The lake remained perfectly quiet and utterly barren of boats. I didn’t see a single human being. At one point I caught the whiff of a barbecue, emanating from somewhere deep in the Dial Subdivision, but that was the only indication of sentient life. Unless you count the blue heron that flapped lazily along the tops of the trees, looking for a place to land.

The eastern shore I was following had a rocky limestone shore, densely clad in cedars, juniper bushes, maples, oaks and a few wind-toppled poplars. Windfalls!

There were wildflowers too: bright orange wood lilies, daisies, a profusion of small yellow flowers that I didn’t recognize (they weren’t snap dragons or butter cups, I know that).

There were still no other boats on the lake. I took my time heading back, pausing here and there to rest and gaze down into the remarkably limpid water.

Nearby places to stay, eat and play

Apart from being an exceptionally clear lake, Windfall is also one of the Island’s highest lakes, and unique in having neither an inlet nor an outlet. “It appears to be all spring fed,” says my guide buddy.
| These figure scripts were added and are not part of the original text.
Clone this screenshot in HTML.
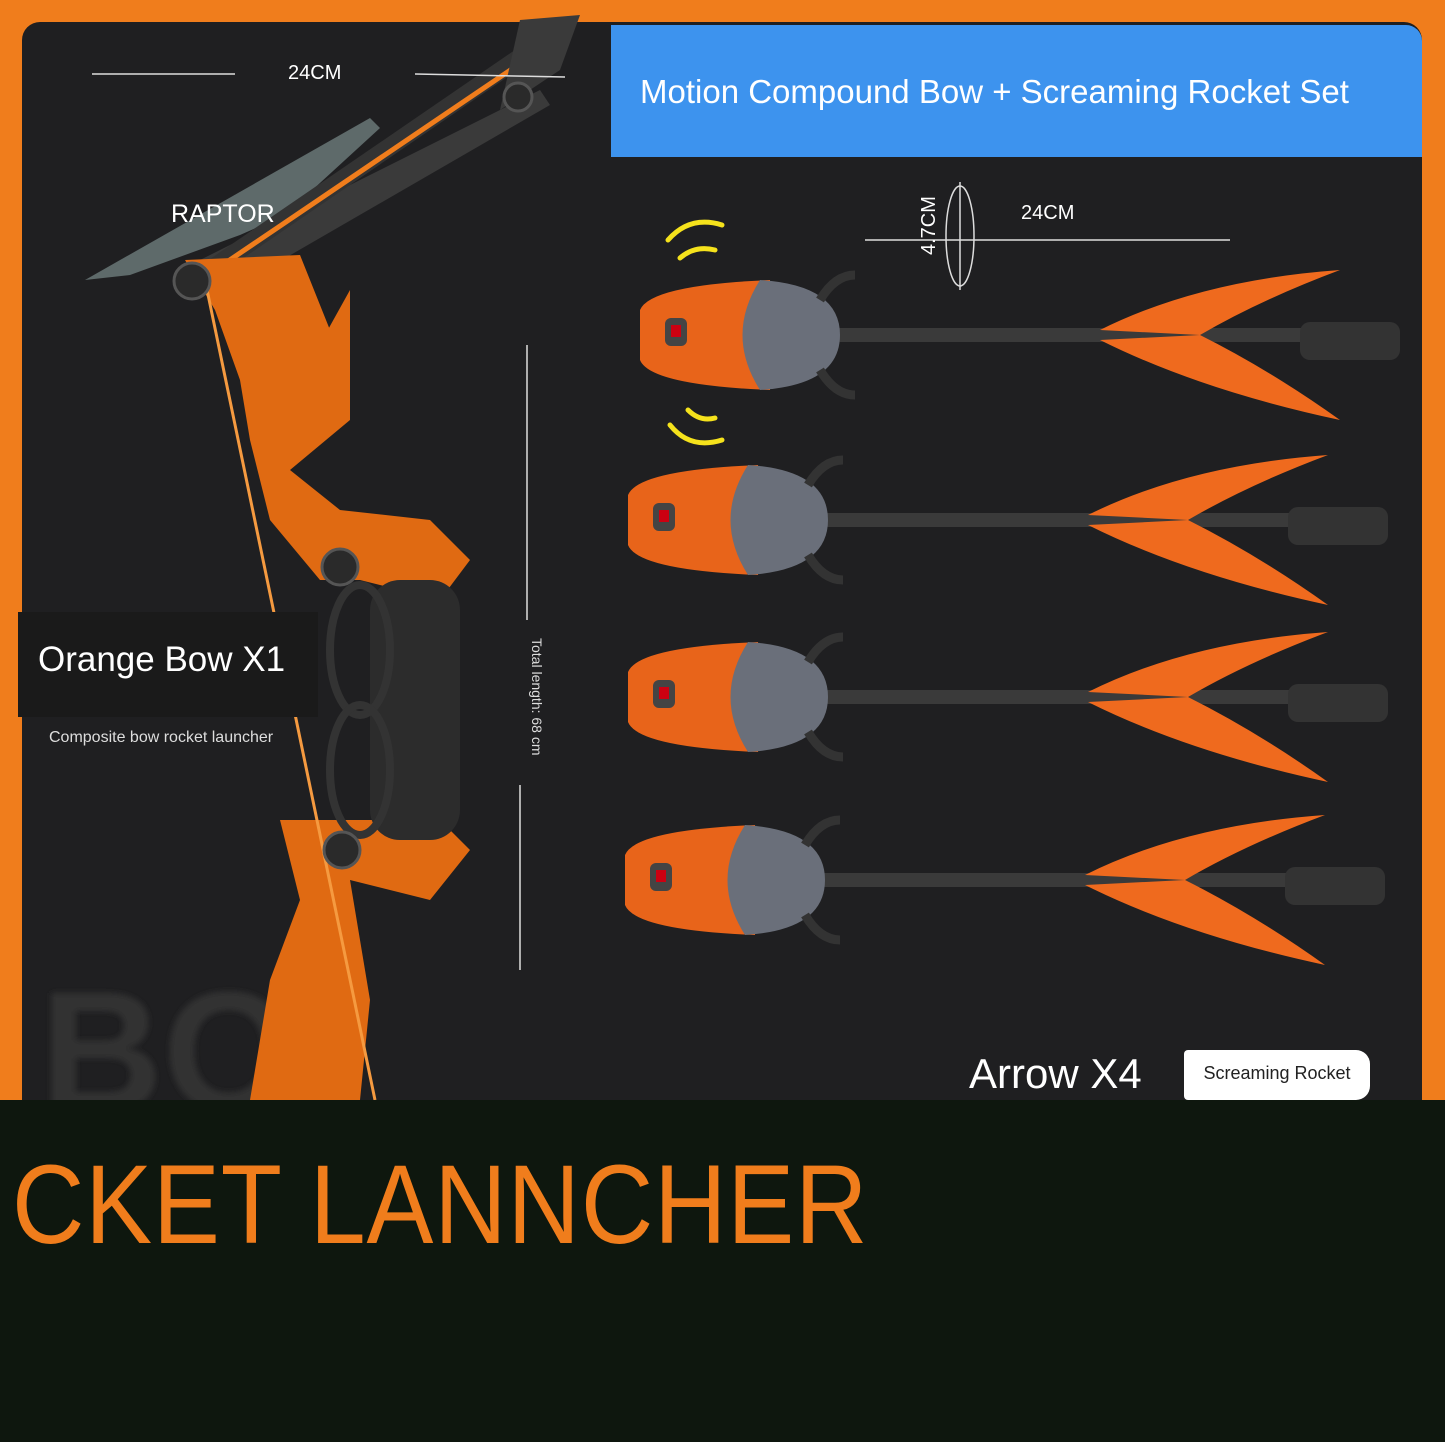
<!DOCTYPE html>
<html><head><meta charset="utf-8">
<style>
html,body{margin:0;padding:0}
body{width:1445px;height:1442px;background:#f07d1c;position:relative;overflow:hidden;font-family:"Liberation Sans",sans-serif}
.panel{position:absolute;left:22px;top:22px;width:1400px;height:1100px;background:#1f1f21;border-radius:18px}
.hdr{position:absolute;left:611px;top:25px;width:811px;height:132px;background:#3d93ee;border-top-right-radius:16px}
.hdr span{position:absolute;left:29px;top:48px;color:#fff;font-size:33px}
.bottom{position:absolute;left:0;top:1100px;width:1445px;height:342px;background:#0e170e}
.big{position:absolute;left:12px;top:1140px;color:#f07d1c;font-size:112px;letter-spacing:1px;transform:scaleX(0.895);transform-origin:left top;white-space:nowrap}
.t{position:absolute;color:#fff}
</style></head><body>
<div class="panel"></div>
<div class="hdr"><span>Motion Compound Bow + Screaming Rocket Set</span></div>
<svg width="1445" height="1100" style="position:absolute;left:0;top:0">
 <defs><filter id="bl"><feGaussianBlur stdDeviation="3"/></filter></defs>
 <text x="40" y="1110" font-family="Liberation Sans" font-weight="bold" font-size="170" fill="#333" filter="url(#bl)">BO</text>
 <polygon points="85,280 370,118 380,128 285,215 240,235 130,275" fill="#5e6a6a"/>
 <polygon points="200,260 540,90 550,105 230,290" fill="#3a3a3a"/>
 <line x1="210" y1="270" x2="560" y2="30" stroke="#333" stroke-width="18"/>
 <line x1="215" y1="270" x2="540" y2="50" stroke="#f07d1c" stroke-width="5"/>
 <polygon points="520,20 580,15 560,70 500,110" fill="#3a3a3a"/>
 <polygon points="185,260 300,255 330,330 300,380 350,290 350,420 290,470 340,510 430,520 470,560 440,600 360,580 320,580 270,520 250,440 240,380 215,310" fill="#e06a12"/>
 <polygon points="280,820 440,820 470,850 430,900 350,880 370,1000 360,1100 250,1100 270,980 300,900" fill="#e06a12"/>
 <rect x="370" y="580" width="90" height="260" rx="30" fill="#2c2c2c"/>
 <ellipse cx="360" cy="650" rx="30" ry="65" fill="none" stroke="#333" stroke-width="8"/>
 <ellipse cx="360" cy="770" rx="30" ry="65" fill="none" stroke="#333" stroke-width="8"/>
 <line x1="205" y1="280" x2="375" y2="1100" stroke="#f59a40" stroke-width="3"/>
 <g fill="#2a2a2a" stroke="#555" stroke-width="3">
  <circle cx="518" cy="97" r="14"/><circle cx="192" cy="281" r="18"/><circle cx="340" cy="567" r="18"/><circle cx="342" cy="850" r="18"/>
 </g>
 <g stroke="#ddd" stroke-width="1.5">
  <line x1="92" y1="74" x2="235" y2="74"/><line x1="415" y1="74" x2="565" y2="77"/>
  <line x1="527" y1="345" x2="527" y2="620"/><line x1="520" y1="785" x2="520" y2="970"/>
  <line x1="865" y1="240" x2="1230" y2="240"/><line x1="960" y1="182" x2="960" y2="290"/>
 </g>
 <ellipse cx="960" cy="236" rx="14" ry="50" fill="none" stroke="#ddd" stroke-width="1.5"/>
 <g fill="none" stroke="#f5e21c" stroke-width="5" stroke-linecap="round">
  <path d="M668,240 Q690,215 722,225"/><path d="M680,258 Q695,245 715,250"/>
  <path d="M670,425 Q690,450 722,440"/><path d="M688,410 Q700,422 715,418"/>
 </g>
 <g id="a">
  <line x1="820" y1="335" x2="1310" y2="335" stroke="#3a3a3a" stroke-width="14"/>
  <path d="M1100,330 Q1200,280 1340,270 Q1260,300 1200,335 Z" fill="#ef6a1e"/>
  <path d="M1100,340 Q1200,390 1340,420 Q1270,370 1200,335 Z" fill="#ef6a1e"/>
  <rect x="1300" y="322" width="100" height="38" rx="10" fill="#333"/>
  <path d="M640,310 Q650,285 770,280 L770,390 Q650,385 640,360 Z" fill="#e8641a"/>
  <rect x="665" y="318" width="22" height="28" rx="6" fill="#444"/><rect x="671" y="325" width="10" height="12" fill="#c01"/>
  <path d="M760,280 Q840,285 840,335 Q840,385 760,390 Q725,335 760,280 Z" fill="#6a6f7a"/>
  <path d="M820,300 Q835,275 855,275 M820,370 Q835,395 855,395" stroke="#333" stroke-width="9" fill="none"/>
 </g>
 <use href="#a" transform="translate(-12,185)"/>
 <use href="#a" transform="translate(-12,362)"/>
 <use href="#a" transform="translate(-15,545)"/>
</svg>
<div class="t" style="left:288px;top:62px;font-size:20px">24CM</div>
<div class="t" style="left:171px;top:200px;font-size:25px">RAPTOR</div>
<div class="t" style="left:1021px;top:202px;font-size:20px">24CM</div>
<div class="t" style="left:918px;top:255px;font-size:20px;transform:rotate(-90deg);transform-origin:left top">4.7CM</div>
<div style="position:absolute;left:18px;top:612px;width:300px;height:105px;background:#1a1a1a"></div>
<div class="t" style="left:38px;top:640px;font-size:35px">Orange Bow X1</div>
<div class="t" style="left:49px;top:729px;font-size:16px;color:#ddd">Composite bow rocket launcher</div>
<div class="t" style="left:545px;top:638px;font-size:14px;color:#ddd;transform:rotate(90deg);transform-origin:left top">Total length: 68 cm</div>
<div class="bottom"></div>
<div class="t" style="left:969px;top:1050px;font-size:42px">Arrow X4</div>
<div style="position:absolute;left:1184px;top:1050px;width:186px;height:50px;background:#fff;border-radius:4px 14px 14px 4px;font-size:18px;line-height:46px;text-align:center;color:#222">Screaming Rocket</div>
<div class="big">CKET LANNCHER</div>
</body></html>
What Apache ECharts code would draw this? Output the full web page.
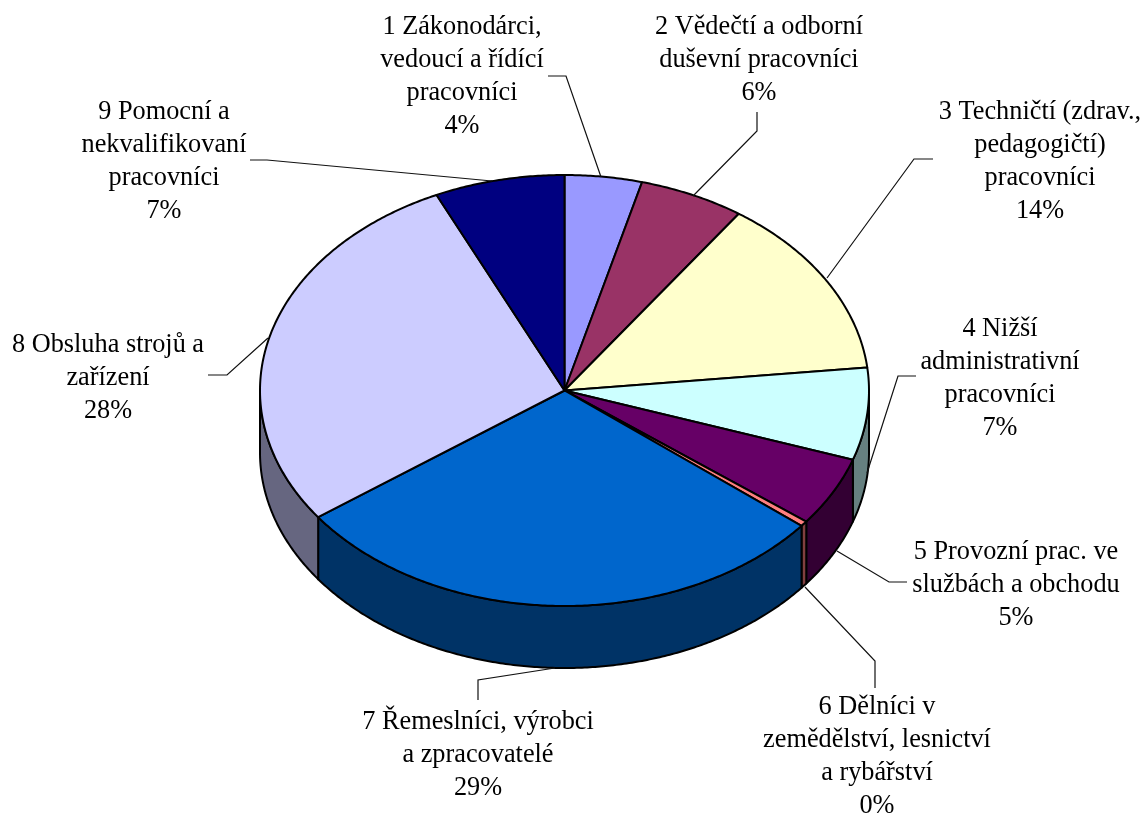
<!DOCTYPE html>
<html>
<head>
<meta charset="utf-8">
<style>
  html, body { margin: 0; padding: 0; background: #fff; }
  #chart { width: 1147px; height: 814px; }
</style>
</head>
<body>
<div id="chart"></div>
<script src="https://cdn.jsdelivr.net/npm/echarts@6/dist/echarts.min.js"></script>
<script>
// data
var names = [
  '1 Zákonodárci,\nvedoucí a řídící\npracovníci',
  '2 Vědečtí a odborní\nduševní pracovníci',
  '3 Techničtí (zdrav.,\npedagogičtí)\npracovníci',
  '4 Nižší\nadministrativní\npracovníci',
  '5 Provozní prac. ve\nslužbách a obchodu',
  '6 Dělníci v\nzemědělství, lesnictví\na rybářství',
  '7 Řemeslníci, výrobci\na zpracovatelé',
  '8 Obsluha strojů a\nzařízení',
  '9 Pomocní a\nnekvalifikovaní\npracovníci'
]
var values = [4.1, 5.6, 13.6, 6.9, 5.2, 0.4, 29.2, 28.1, 6.9]
var topColors = ['#9999ff', '#993366', '#ffffcc', '#ccffff', '#660066', '#ff8080', '#0066cc', '#ccccff', '#000080']
var wallColors = ['#4c4c80', '#4c1933', '#808066', '#668080', '#330033', '#804040', '#003366', '#666680', '#000040']

// layout of the pie
var cx = 564.5, cy = 390.5, rx = 304.5, ry = 215.5, depth = 62
// label centre x and y of the first line
var labelPos = [[462, 27], [759, 27], [1040, 112], [1000, 329], [1016, 552], [877, 707], [478, 722], [108, 345], [164, 112]]
// leader lines
var leaders = [
  [[548, 76], [566, 76], [601, 177]],
  [[757, 112], [757, 131], [693, 196]],
  [[933, 159], [914, 159], [827, 278]],
  [[916, 376], [898, 376], [867, 473]],
  [[907, 582], [889, 582], [837, 551]],
  [[875, 688], [875, 661], [805, 587]],
  [[555, 668], [478, 680], [478, 700]],
  [[208, 375], [227, 375], [268, 338]],
  [[250, 160], [267, 160], [492, 181]]
]

var total = values.reduce(function (a, b) { return a + b }, 0)

function startAngle (i) {
  var sum = 0
  for (var k = 0; k < i; k++) sum += values[k]
  return sum / total * 360
}

function pt (deg, dy) {
  var a = deg * Math.PI / 180
  return [cx + rx * Math.sin(a), cy - ry * Math.cos(a) + (dy || 0)]
}

function arc (from, to, dy) {
  var pts = []
  var n = Math.max(2, Math.ceil((to - from) * 2))
  for (var i = 0; i <= n; i++) pts.push(pt(from + (to - from) * i / n, dy))
  return pts
}

// only the front half of the side is visible
function renderWall (params, api) {
  var start = startAngle(params.dataIndex)
  var from = Math.max(start, 90)
  var to = Math.min(start + api.value(0) / total * 360, 270)
  if (to <= from) return null
  return {
    type: 'polygon',
    shape: { points: arc(from, to, 0).concat(arc(from, to, depth).reverse()) },
    style: { fill: wallColors[params.dataIndex], stroke: '#000', lineWidth: 2, lineJoin: 'round' }
  }
}

function renderTop (params, api) {
  var from = startAngle(params.dataIndex)
  var to = from + api.value(0) / total * 360
  return {
    type: 'polygon',
    shape: { points: [[cx, cy]].concat(arc(from, to, 0)) },
    style: { fill: topColors[params.dataIndex], stroke: '#000', lineWidth: 2, lineJoin: 'round' }
  }
}

function renderLabel (params, api) {
  var i = params.dataIndex
  return {
    type: 'group',
    children: [{
      type: 'polyline',
      shape: { points: leaders[i] },
      style: { fill: null, stroke: '#111', lineWidth: 1.2 }
    }, {
      type: 'text',
      style: {
        x: labelPos[i][0],
        y: labelPos[i][1] - 16,
        text: names[i] + '\n' + Math.round(api.value(0)) + '%',
        fill: '#000',
        font: '26.3px "Liberation Serif"',
        lineHeight: 33,
        align: 'center',
        verticalAlign: 'top'
      }
    }]
  }
}

var chart = echarts.init(document.getElementById('chart'))
chart.setOption({
  backgroundColor: '#fff',
  animation: false,
  tooltip: { show: false },
  series: [
    { type: 'custom', coordinateSystem: 'none', silent: true, z: 1, data: values, renderItem: renderWall },
    { type: 'custom', coordinateSystem: 'none', silent: true, z: 2, data: values, renderItem: renderTop },
    { type: 'custom', coordinateSystem: 'none', silent: true, z: 3, data: values, renderItem: renderLabel }
  ]
})
</script>
</body>
</html>
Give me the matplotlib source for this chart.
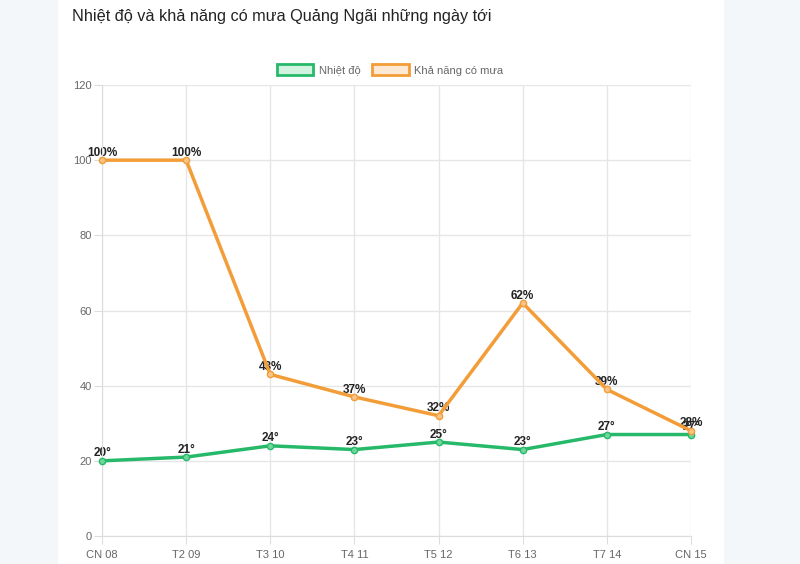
import matplotlib.pyplot as plt
from matplotlib.patches import Patch, Rectangle

# Dữ liệu
days = ["CN 08", "T2 09", "T3 10", "T4 11", "T5 12", "T6 13", "T7 14", "CN 15"]
temp = [20, 21, 24, 23, 25, 23, 27, 27]
rain = [100, 100, 43, 37, 32, 62, 39, 28]
yticks = [0, 20, 40, 60, 80, 100, 120]

green = "#27b96a"
orange = "#f29d38"

plt.rcParams['font.family'] = ['Liberation Sans', 'DejaVu Sans']

fig = plt.figure(figsize=(8, 5.64), dpi=100)
fig.patch.set_facecolor("#f4f7f9")
# khung trắng phía sau
fig.patches.append(Rectangle((58 / 800, 0), (724 - 58) / 800, 1, transform=fig.transFigure,
                             facecolor="white", edgecolor="none", zorder=-5))

ax = fig.add_axes([102 / 800, 1 - 536 / 564, (691 - 102) / 800, (536 - 85) / 564])
ax.set_facecolor("none")
ax.set_zorder(2)

x = list(range(len(days)))
ax.plot(x, temp, color=green, lw=2.5, marker="o", ms=4.5, mfc="#6fd79c", mec=green, zorder=3,
        clip_on=False)
ax.plot(x, rain, color=orange, lw=2.5, marker="o", ms=4.5, mfc="#f8c48a", mec=orange, zorder=3,
        clip_on=False)

# nhãn giá trị (nằm dưới đường)
for xi, t in zip(x, temp):
    ax.annotate(f"{t}°", (xi, t), xytext=(0, 1), textcoords="offset points",
                ha="center", va="bottom", fontsize=8.5, fontweight="bold", color="#222222", zorder=2)
for xi, r in zip(x, rain):
    ax.annotate(f"{r}%", (xi, r), xytext=(0, 1), textcoords="offset points",
                ha="center", va="bottom", fontsize=8.5, fontweight="bold", color="#222222", zorder=2)

ax.set_xlim(0, len(days) - 1)
ax.set_ylim(0, 120)
ax.set_xticks(x)
ax.set_xticklabels(days)
ax.set_yticks(yticks)
ax.grid(True, color="#e6e6e6", lw=1)
ax.set_axisbelow(True)
for s in ax.spines.values():
    s.set_visible(False)
ax.spines["left"].set_visible(True)
ax.spines["bottom"].set_visible(True)
ax.spines["left"].set_color("#dddddd")
ax.spines["bottom"].set_color("#dddddd")
ax.tick_params(axis="both", colors="#dddddd", labelcolor="#666666", labelsize=8, length=6)
ax.tick_params(axis="y", pad=1.5)
ax.tick_params(axis="x", pad=4)

fig.text(72 / 800, 1 - 17 / 564, "Nhiệt độ và khả năng có mưa Quảng Ngãi những ngày tới",
         fontsize=11.7, color="#222222", va="center", ha="left")

handles = [Patch(facecolor="#d2f3e0", edgecolor=green, lw=2, label="Nhiệt độ"),
           Patch(facecolor="#fde9d3", edgecolor=orange, lw=2, label="Khả năng có mưa")]
fig.legend(handles=handles, loc="center", bbox_to_anchor=(390 / 800, 1 - 70 / 564), ncol=2,
           frameon=False, fontsize=8, labelcolor="#666666", handlelength=3.3, handleheight=1.1,
           columnspacing=1.0, handletextpad=0.5)

fig.savefig("out.png", dpi=100, facecolor=fig.get_facecolor())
He’s has seen some of these springs. “while canoeing you can look down and see them, a circular area about the size of bathtub, with water bubbling out,” he told me.

I tried in vain to see a spring from my canoe. I believe that they exist, but I didn’t see one. I got tired of leaning over my canoe and looking, plus it started to seem like a good way to dump.

The question I had, while paddling back down serene, silent, seemingly abandoned Windfall Lake, was: who’s going to rescue me if I suddenly get hit by a rogue wave or freak bolt of lightning? That guy whose barbecue I smelled an hour ago?

But I wasn’t worried. Indeed, I felt lucky to be paddling on such a peaceful, unpopulated lake. It seemed like a, well, unexpected stroke of good fortune.